To the art world, the works of Dutch graphic artist M.C. Escher – mathematically-inspired woodcuts, lithographs and mezzotints – seemed like bizarre optical illusions. However, to mathematicians and scientists he was a genius, and to the hippies of the 1960s he was a pioneer of psychedelic art!

Maurits Cornelis Escher was born in 1898 in Leeuwarden, Holland. He was the youngest of five sons. He was more interested in carpentry and music and failed all his final exams except for mathematics.

Escher enrolled at architecture school in Haarlem but left to try his hand at graphic art. He was a great success. By the end of the 1920s, he was exhibiting his work regularly in Holland. In 1934, he won his first American exhibition prize.

In 1936, Escher visited the Alhambra Palace in Granada, Spain. Its geometric tiling provided a further creative impetus to his work from then on.

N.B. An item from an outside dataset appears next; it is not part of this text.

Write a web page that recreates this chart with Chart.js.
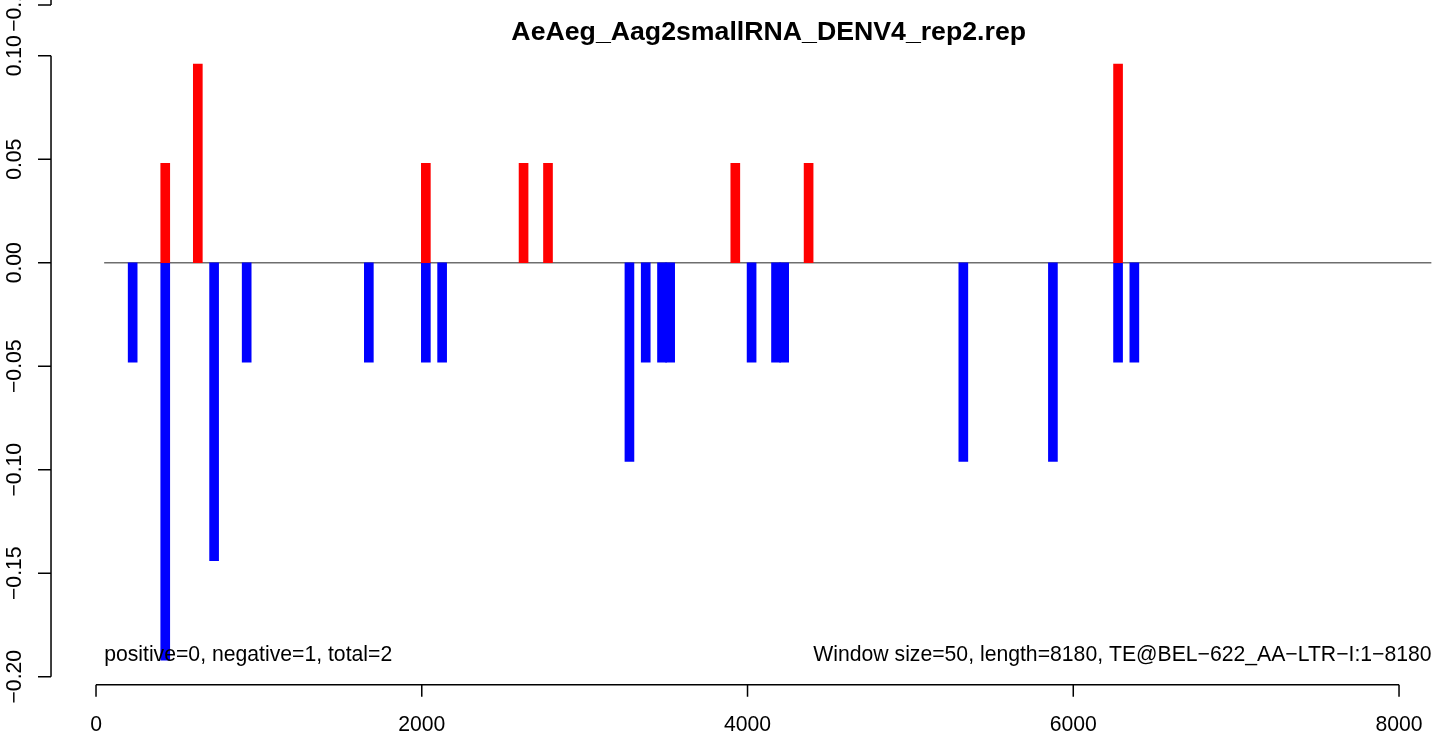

Two of his best works are Ascending and Descending (1960), with its ranks of human figures trudging forever upwards and eternally downwards on an impossible four-sided staircase and Drawing Hands (1948), the image of two hands each drawing the other with a pencil.

The artist created some of the most memorable images of the 20th Century, but it was not until two years before his death in 1972, that the first full retrospective of his works was held in his native Holland.